In the autumnal opening section of Anne Stevenson's book-length elegy A Lament for the Makers (2006), ‘the season of deciduous souls’ provokes a sobering thought about the endurance of poetry:
A last, late finger of grace
still brightens far reaches
of a barbarous empire
lyrically and lovingly.
Most of what we write
time will erase.
Such small comfort as can be gleaned from this world of decay comes from the word ‘lyrically’, which signals the poem's self-representation as a ‘last, late finger of grace’ before the dying of the light.

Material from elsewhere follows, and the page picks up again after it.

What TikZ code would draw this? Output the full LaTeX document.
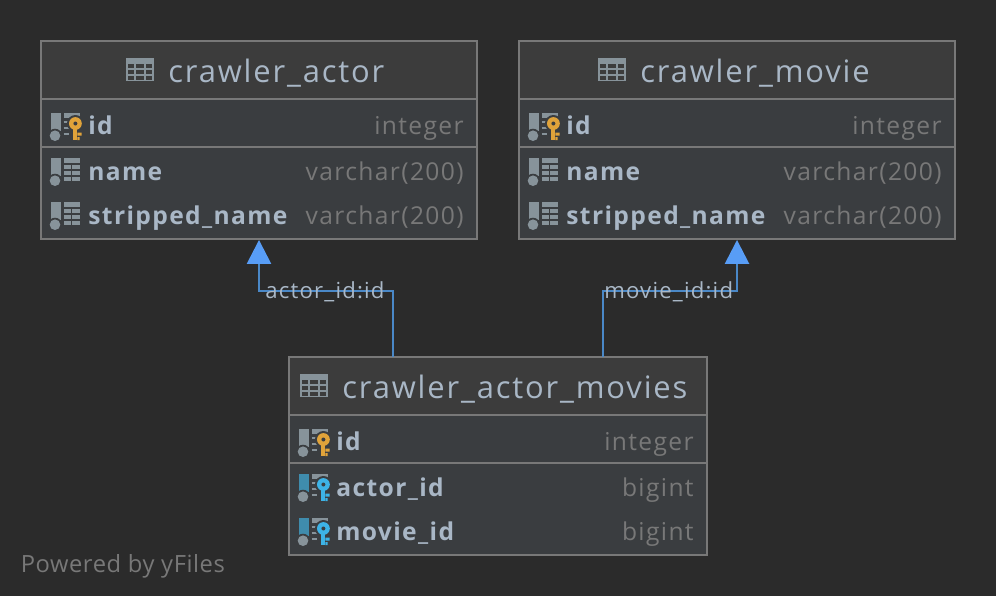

The word ‘grace’ connotes secular sanctification: poetry has replaced religion and does religion's work, although it now risks going the way of religion into obsolescence. Despite her worry, Stevenson enacts the Lament's continuing faith in lyrical light by reserving for this passage some of her most exquisite images: ‘gold smoulder[s] to umber’ in a ‘reredos of beeches’ illuminated ‘with Byzantine fire’. (The ‘reredos’ suggests and displaces religion again.) But notwithstanding the gorgeous conflagration, the year is inevitably ‘darkening’. By alluding to Dunbar, Stevenson's title recognises that poets have no special dispensation to be spared the way of all flesh: ‘Sparit is nocht ther faculte’, the poem's epigraph quotes from its medieval predecessor.
Even the consoling survival of poetry cannot be assumed. As Stevenson explains in interview, she writes her Lament as an elegy not only for poets but for poetry itself – ‘at least for the kind of poetry that, at my lowest ebb, I imagine is about to disappear from Western civilisation’.